* _Goal_
Nothing but the lines from the one containing "What matplotlib code" down to the one containing "fig.savefig('out.png', dpi=100, facecolor='white')", both included, should be echoed, and each exactly as it stands.

-- Data to use start --

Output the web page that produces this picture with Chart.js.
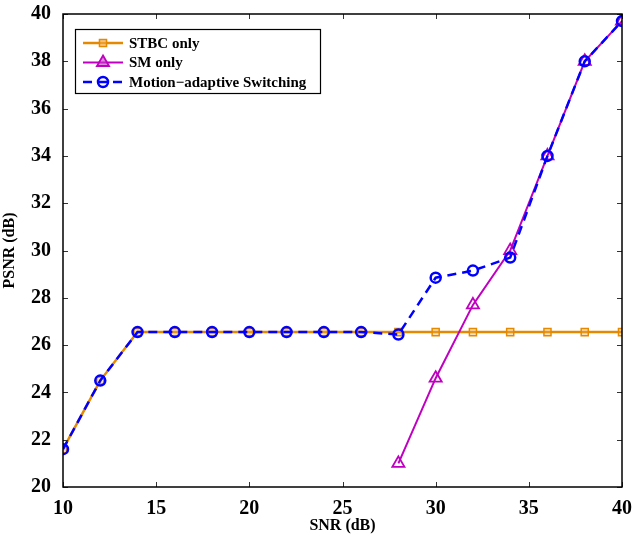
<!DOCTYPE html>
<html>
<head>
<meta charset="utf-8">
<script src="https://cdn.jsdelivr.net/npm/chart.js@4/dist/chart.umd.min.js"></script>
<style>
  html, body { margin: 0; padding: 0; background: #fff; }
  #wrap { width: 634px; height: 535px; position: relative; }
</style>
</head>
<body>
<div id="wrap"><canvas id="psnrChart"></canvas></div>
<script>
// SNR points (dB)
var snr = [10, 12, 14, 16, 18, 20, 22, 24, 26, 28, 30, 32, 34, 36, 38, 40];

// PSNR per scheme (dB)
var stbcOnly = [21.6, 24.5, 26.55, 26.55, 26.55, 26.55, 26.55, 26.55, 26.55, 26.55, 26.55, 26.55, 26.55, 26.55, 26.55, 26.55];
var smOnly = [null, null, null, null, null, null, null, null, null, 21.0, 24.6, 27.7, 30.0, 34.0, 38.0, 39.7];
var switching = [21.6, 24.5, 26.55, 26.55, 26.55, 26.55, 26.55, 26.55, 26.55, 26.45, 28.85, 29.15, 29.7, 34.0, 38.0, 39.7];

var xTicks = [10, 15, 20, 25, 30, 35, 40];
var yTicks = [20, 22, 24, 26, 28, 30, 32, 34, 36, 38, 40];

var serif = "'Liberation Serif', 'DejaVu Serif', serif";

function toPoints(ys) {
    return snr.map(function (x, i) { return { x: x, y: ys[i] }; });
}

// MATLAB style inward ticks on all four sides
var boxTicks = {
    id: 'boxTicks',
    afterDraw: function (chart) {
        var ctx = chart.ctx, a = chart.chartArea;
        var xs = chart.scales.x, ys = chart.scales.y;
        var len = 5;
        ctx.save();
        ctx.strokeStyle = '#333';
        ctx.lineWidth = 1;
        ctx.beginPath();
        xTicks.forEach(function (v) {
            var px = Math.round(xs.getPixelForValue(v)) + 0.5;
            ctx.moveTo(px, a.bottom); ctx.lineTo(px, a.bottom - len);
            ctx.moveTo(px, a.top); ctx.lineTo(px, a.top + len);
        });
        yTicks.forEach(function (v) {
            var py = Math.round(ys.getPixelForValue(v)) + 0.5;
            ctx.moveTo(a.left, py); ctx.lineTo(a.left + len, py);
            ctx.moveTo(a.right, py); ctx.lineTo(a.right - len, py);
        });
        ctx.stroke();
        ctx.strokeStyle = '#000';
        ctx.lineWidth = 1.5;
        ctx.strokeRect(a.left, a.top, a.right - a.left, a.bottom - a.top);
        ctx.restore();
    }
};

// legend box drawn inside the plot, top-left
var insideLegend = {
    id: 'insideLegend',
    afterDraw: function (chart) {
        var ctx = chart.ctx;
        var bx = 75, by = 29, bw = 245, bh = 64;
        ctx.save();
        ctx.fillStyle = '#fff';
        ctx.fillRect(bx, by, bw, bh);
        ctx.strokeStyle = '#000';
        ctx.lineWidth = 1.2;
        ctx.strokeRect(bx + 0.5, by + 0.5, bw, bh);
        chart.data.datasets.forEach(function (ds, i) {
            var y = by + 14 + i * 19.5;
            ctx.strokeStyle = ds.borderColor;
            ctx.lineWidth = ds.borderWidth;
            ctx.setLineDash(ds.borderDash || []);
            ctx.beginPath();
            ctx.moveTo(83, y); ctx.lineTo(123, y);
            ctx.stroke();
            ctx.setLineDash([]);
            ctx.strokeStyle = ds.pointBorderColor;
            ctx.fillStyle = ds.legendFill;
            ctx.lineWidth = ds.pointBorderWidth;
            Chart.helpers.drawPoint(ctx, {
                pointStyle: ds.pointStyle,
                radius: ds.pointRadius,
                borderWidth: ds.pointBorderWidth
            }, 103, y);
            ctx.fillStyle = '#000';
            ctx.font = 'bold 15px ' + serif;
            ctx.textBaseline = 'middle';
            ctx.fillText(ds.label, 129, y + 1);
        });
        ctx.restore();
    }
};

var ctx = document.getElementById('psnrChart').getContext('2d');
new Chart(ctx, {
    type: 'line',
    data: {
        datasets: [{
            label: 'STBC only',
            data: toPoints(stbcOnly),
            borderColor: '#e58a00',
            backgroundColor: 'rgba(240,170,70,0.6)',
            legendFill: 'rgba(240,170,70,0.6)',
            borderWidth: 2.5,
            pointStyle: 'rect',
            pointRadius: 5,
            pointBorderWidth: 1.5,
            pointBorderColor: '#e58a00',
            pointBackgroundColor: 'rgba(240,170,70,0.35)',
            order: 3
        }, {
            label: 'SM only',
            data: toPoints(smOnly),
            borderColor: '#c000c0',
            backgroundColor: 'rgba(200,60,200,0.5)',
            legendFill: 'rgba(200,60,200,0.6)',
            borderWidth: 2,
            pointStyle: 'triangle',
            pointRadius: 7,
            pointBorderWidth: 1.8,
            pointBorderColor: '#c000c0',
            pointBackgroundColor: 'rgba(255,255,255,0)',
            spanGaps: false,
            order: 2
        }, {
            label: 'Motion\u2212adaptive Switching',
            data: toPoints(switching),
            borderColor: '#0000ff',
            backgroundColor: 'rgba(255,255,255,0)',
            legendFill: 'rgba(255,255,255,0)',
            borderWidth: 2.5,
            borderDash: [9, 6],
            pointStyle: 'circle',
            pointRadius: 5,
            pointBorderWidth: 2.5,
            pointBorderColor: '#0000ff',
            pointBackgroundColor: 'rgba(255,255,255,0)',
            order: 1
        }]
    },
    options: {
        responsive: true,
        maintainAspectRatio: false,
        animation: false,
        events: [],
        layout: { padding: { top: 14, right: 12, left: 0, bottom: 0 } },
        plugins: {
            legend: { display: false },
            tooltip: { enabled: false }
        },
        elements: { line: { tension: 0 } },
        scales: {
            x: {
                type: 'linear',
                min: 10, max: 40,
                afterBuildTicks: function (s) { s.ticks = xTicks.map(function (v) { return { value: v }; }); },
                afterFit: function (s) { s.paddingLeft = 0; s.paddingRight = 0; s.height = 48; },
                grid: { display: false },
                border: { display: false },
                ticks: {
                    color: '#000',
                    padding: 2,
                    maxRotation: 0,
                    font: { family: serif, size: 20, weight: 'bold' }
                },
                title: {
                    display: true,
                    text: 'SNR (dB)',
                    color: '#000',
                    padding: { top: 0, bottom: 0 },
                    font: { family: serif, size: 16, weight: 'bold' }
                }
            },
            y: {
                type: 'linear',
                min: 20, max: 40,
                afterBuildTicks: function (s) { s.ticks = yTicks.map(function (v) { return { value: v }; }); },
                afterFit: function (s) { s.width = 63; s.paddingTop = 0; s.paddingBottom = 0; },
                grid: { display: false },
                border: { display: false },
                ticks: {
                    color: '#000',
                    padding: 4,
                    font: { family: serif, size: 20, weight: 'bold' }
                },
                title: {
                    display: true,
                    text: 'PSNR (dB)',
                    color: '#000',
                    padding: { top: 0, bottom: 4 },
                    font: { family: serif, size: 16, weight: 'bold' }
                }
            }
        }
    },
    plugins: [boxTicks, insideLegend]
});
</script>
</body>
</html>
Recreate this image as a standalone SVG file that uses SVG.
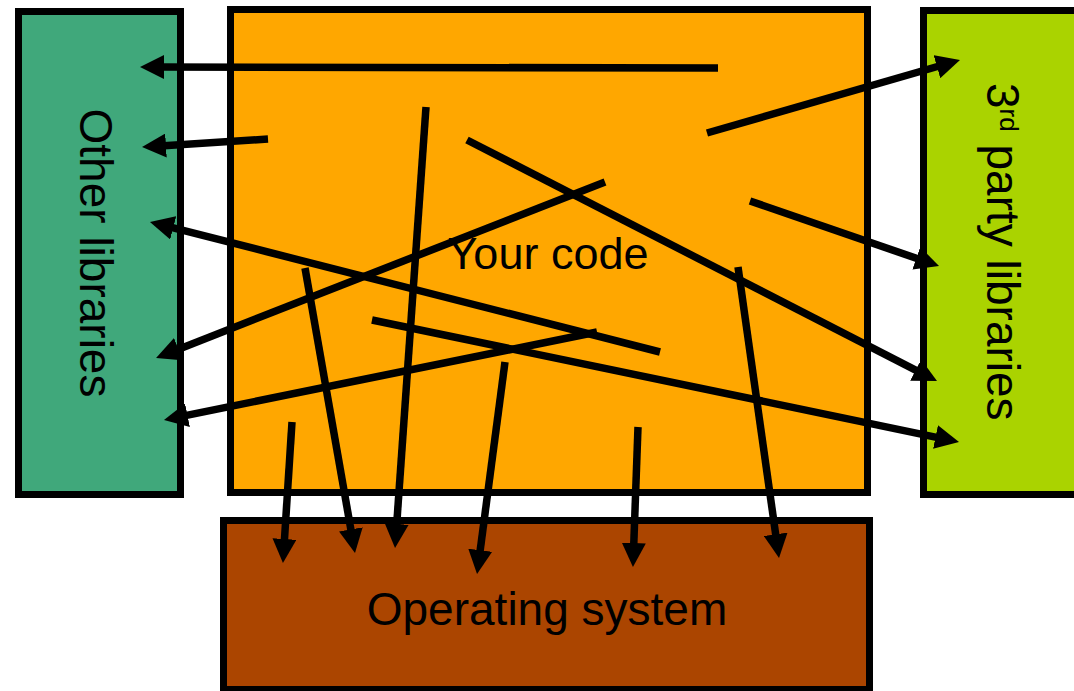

-- Data to use end --
-- Data to use start --

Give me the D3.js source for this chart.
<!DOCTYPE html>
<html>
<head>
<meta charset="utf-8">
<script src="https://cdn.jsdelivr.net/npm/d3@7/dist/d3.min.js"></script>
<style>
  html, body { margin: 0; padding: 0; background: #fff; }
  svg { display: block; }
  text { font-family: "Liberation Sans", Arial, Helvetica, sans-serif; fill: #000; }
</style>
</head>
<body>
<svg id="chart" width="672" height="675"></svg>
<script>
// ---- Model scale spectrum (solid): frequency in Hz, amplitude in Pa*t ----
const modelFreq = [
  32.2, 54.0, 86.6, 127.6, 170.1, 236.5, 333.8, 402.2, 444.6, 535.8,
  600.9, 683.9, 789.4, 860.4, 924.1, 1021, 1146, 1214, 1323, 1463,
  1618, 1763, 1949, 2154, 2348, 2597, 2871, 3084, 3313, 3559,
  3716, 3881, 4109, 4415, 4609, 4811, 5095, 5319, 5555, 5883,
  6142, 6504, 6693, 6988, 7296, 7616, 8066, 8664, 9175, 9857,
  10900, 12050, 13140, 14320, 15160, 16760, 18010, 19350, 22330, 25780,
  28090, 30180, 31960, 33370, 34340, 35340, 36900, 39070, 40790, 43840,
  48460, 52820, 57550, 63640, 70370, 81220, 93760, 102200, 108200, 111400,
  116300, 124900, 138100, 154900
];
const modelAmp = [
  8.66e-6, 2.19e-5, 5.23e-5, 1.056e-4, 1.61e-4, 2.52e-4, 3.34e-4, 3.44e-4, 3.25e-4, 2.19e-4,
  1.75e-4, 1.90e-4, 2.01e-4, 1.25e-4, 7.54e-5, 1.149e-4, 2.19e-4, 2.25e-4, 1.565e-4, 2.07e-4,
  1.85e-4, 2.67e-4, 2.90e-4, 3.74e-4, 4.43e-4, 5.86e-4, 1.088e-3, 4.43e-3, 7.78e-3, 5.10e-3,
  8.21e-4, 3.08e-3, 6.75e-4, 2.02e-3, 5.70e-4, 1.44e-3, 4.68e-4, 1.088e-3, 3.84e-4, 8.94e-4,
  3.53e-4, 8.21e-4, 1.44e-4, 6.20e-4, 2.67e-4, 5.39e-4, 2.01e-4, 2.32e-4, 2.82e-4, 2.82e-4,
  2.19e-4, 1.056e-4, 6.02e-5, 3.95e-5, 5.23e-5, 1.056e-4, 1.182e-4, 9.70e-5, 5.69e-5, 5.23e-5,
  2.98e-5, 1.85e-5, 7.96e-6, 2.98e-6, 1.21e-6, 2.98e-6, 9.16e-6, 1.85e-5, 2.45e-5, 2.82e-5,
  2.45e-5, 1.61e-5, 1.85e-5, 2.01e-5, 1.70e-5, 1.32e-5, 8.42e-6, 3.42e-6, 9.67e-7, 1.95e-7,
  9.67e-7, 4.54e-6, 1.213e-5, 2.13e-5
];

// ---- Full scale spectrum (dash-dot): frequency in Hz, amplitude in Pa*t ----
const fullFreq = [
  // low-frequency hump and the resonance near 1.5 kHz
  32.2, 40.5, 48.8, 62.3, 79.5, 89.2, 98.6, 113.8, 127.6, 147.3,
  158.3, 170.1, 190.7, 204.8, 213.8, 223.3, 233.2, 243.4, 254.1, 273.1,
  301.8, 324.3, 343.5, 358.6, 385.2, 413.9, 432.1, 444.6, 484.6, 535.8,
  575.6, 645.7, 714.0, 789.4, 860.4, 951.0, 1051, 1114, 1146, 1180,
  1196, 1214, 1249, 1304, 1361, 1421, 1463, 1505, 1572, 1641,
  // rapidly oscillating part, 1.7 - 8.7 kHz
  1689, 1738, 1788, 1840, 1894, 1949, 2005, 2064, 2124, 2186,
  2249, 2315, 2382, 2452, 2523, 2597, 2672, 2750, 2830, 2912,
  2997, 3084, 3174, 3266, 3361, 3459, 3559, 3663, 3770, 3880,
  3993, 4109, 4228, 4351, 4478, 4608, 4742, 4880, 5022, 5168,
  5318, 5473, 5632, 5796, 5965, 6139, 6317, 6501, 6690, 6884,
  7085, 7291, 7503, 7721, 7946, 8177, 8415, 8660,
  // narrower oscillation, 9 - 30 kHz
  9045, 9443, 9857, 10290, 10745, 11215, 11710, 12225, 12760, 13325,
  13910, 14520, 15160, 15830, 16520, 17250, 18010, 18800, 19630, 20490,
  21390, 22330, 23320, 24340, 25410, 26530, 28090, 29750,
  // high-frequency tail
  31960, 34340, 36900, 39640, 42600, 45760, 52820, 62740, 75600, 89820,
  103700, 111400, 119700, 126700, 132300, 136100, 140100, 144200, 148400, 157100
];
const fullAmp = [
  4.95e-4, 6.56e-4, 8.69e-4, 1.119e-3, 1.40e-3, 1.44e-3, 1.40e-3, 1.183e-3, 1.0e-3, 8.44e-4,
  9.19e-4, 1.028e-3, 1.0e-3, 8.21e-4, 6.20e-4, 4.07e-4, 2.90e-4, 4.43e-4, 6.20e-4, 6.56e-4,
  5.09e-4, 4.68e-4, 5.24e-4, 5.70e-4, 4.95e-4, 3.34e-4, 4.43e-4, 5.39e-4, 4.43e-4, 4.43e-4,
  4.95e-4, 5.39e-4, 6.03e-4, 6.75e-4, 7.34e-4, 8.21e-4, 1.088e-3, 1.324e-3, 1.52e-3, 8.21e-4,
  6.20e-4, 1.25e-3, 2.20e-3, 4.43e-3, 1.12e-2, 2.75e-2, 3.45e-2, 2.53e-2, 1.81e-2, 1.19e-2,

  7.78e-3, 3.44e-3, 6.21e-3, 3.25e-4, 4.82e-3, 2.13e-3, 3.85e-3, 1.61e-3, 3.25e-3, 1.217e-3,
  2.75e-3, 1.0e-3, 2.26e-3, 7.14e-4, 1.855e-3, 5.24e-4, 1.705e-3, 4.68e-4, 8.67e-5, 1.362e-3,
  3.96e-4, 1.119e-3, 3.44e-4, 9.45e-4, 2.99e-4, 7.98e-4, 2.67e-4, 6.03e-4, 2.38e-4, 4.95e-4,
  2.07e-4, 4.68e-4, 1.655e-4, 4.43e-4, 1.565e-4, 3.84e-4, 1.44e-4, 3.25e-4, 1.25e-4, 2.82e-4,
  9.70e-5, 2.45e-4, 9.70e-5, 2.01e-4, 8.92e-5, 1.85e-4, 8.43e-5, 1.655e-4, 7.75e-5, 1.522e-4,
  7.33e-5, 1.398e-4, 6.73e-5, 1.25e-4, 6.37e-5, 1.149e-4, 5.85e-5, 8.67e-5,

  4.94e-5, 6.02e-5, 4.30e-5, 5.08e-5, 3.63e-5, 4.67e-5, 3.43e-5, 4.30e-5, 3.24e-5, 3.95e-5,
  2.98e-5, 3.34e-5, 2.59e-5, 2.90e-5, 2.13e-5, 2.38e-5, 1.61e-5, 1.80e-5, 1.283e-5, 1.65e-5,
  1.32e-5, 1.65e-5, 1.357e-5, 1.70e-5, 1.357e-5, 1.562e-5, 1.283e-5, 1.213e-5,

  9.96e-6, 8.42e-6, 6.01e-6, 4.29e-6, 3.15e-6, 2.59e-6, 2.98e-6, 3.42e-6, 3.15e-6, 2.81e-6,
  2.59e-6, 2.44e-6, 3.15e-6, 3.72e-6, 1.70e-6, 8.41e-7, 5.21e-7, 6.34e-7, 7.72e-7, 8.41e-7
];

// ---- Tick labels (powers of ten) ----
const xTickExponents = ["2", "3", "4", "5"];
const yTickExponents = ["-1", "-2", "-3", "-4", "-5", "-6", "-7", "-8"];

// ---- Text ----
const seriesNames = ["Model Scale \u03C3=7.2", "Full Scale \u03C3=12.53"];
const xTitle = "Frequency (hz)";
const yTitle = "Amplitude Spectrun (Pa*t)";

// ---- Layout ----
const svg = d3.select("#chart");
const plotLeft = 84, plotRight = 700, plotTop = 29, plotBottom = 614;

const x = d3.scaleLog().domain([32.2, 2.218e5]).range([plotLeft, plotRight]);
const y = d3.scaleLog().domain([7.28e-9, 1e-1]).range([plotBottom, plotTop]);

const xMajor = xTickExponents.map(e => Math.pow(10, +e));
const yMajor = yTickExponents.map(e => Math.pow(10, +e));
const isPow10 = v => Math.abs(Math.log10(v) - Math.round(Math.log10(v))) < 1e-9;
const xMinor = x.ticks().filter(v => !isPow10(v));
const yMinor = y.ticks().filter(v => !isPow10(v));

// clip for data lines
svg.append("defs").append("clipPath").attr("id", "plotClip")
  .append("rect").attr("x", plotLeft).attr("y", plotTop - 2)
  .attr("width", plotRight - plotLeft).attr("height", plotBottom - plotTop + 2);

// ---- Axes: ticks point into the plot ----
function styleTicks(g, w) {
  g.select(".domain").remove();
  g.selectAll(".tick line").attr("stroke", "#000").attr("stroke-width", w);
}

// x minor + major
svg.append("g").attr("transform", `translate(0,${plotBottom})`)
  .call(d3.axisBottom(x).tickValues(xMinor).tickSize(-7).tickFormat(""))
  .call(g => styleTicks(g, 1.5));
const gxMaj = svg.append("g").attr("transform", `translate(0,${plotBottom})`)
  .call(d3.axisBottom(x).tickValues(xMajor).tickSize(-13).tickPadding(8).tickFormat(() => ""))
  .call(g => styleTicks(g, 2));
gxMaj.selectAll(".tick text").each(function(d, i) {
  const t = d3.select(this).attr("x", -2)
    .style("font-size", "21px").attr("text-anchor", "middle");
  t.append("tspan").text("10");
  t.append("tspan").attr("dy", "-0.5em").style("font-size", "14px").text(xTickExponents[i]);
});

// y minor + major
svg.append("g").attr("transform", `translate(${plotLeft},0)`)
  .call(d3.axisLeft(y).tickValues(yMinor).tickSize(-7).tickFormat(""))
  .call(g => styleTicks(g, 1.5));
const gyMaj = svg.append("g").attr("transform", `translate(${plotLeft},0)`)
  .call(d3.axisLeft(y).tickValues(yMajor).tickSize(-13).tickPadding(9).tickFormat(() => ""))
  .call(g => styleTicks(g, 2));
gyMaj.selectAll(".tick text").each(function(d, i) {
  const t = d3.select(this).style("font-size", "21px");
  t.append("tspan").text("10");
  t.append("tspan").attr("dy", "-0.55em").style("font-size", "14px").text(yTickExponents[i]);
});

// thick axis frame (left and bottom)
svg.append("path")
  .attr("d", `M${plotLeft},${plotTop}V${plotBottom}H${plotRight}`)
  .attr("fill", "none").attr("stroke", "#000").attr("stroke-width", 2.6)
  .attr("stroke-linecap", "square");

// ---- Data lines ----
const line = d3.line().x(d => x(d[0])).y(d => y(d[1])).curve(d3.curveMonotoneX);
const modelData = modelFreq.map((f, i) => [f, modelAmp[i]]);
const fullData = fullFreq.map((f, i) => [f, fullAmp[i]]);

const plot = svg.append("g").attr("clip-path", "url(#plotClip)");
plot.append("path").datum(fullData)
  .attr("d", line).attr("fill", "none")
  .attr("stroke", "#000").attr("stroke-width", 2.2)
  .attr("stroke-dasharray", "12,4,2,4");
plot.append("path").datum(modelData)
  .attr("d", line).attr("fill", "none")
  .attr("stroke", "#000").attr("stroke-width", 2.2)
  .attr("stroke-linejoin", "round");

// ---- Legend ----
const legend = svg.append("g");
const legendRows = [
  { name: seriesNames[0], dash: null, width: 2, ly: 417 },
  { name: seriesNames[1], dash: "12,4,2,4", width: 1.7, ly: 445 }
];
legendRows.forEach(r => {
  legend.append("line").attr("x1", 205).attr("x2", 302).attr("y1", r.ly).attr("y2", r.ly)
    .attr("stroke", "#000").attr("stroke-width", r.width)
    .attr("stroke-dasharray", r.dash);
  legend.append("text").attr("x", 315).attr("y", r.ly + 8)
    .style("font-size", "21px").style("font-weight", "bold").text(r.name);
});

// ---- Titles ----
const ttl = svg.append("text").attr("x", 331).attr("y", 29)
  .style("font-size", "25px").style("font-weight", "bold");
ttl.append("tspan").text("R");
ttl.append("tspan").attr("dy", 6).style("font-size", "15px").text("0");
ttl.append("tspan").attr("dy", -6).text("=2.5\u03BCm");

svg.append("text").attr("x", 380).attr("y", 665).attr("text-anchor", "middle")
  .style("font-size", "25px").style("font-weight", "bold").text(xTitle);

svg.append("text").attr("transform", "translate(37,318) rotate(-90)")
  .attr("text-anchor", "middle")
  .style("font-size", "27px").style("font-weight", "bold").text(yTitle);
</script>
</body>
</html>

-- Data to use end --
-- Data to use start --

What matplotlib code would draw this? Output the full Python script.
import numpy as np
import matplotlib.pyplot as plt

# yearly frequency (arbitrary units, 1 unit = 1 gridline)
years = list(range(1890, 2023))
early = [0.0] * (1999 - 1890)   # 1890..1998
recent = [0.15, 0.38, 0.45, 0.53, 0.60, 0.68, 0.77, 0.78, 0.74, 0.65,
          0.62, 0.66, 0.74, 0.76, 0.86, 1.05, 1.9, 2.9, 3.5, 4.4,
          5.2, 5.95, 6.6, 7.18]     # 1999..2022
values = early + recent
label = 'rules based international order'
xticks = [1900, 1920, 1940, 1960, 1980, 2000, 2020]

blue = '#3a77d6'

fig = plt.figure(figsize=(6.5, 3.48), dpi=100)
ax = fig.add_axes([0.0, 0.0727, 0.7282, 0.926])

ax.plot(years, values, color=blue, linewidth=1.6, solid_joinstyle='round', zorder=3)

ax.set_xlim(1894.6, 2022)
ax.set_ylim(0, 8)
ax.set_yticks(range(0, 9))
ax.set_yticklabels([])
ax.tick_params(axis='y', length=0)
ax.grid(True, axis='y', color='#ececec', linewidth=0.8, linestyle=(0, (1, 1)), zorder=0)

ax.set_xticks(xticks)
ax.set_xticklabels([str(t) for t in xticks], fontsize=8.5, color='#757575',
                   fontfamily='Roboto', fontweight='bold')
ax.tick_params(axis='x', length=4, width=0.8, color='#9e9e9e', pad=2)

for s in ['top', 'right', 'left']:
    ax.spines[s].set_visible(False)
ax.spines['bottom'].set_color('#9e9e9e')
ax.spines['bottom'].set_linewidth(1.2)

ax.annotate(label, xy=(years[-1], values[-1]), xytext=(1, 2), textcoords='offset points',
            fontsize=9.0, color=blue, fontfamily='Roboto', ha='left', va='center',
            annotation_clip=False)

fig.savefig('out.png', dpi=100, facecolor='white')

-- Data to use end --

* _Problem solution_
What matplotlib code would draw this? Output the full Python script.
import numpy as np
import matplotlib.pyplot as plt

# yearly frequency (arbitrary units, 1 unit = 1 gridline)
years = list(range(1890, 2023))
early = [0.0] * (1999 - 1890)   # 1890..1998
recent = [0.15, 0.38, 0.45, 0.53, 0.60, 0.68, 0.77, 0.78, 0.74, 0.65,
          0.62, 0.66, 0.74, 0.76, 0.86, 1.05, 1.9, 2.9, 3.5, 4.4,
          5.2, 5.95, 6.6, 7.18]     # 1999..2022
values = early + recent
label = 'rules based international order'
xticks = [1900, 1920, 1940, 1960, 1980, 2000, 2020]

blue = '#3a77d6'

fig = plt.figure(figsize=(6.5, 3.48), dpi=100)
ax = fig.add_axes([0.0, 0.0727, 0.7282, 0.926])

ax.plot(years, values, color=blue, linewidth=1.6, solid_joinstyle='round', zorder=3)

ax.set_xlim(1894.6, 2022)
ax.set_ylim(0, 8)
ax.set_yticks(range(0, 9))
ax.set_yticklabels([])
ax.tick_params(axis='y', length=0)
ax.grid(True, axis='y', color='#ececec', linewidth=0.8, linestyle=(0, (1, 1)), zorder=0)

ax.set_xticks(xticks)
ax.set_xticklabels([str(t) for t in xticks], fontsize=8.5, color='#757575',
                   fontfamily='Roboto', fontweight='bold')
ax.tick_params(axis='x', length=4, width=0.8, color='#9e9e9e', pad=2)

for s in ['top', 'right', 'left']:
    ax.spines[s].set_visible(False)
ax.spines['bottom'].set_color('#9e9e9e')
ax.spines['bottom'].set_linewidth(1.2)

ax.annotate(label, xy=(years[-1], values[-1]), xytext=(1, 2), textcoords='offset points',
            fontsize=9.0, color=blue, fontfamily='Roboto', ha='left', va='center',
            annotation_clip=False)

fig.savefig('out.png', dpi=100, facecolor='white')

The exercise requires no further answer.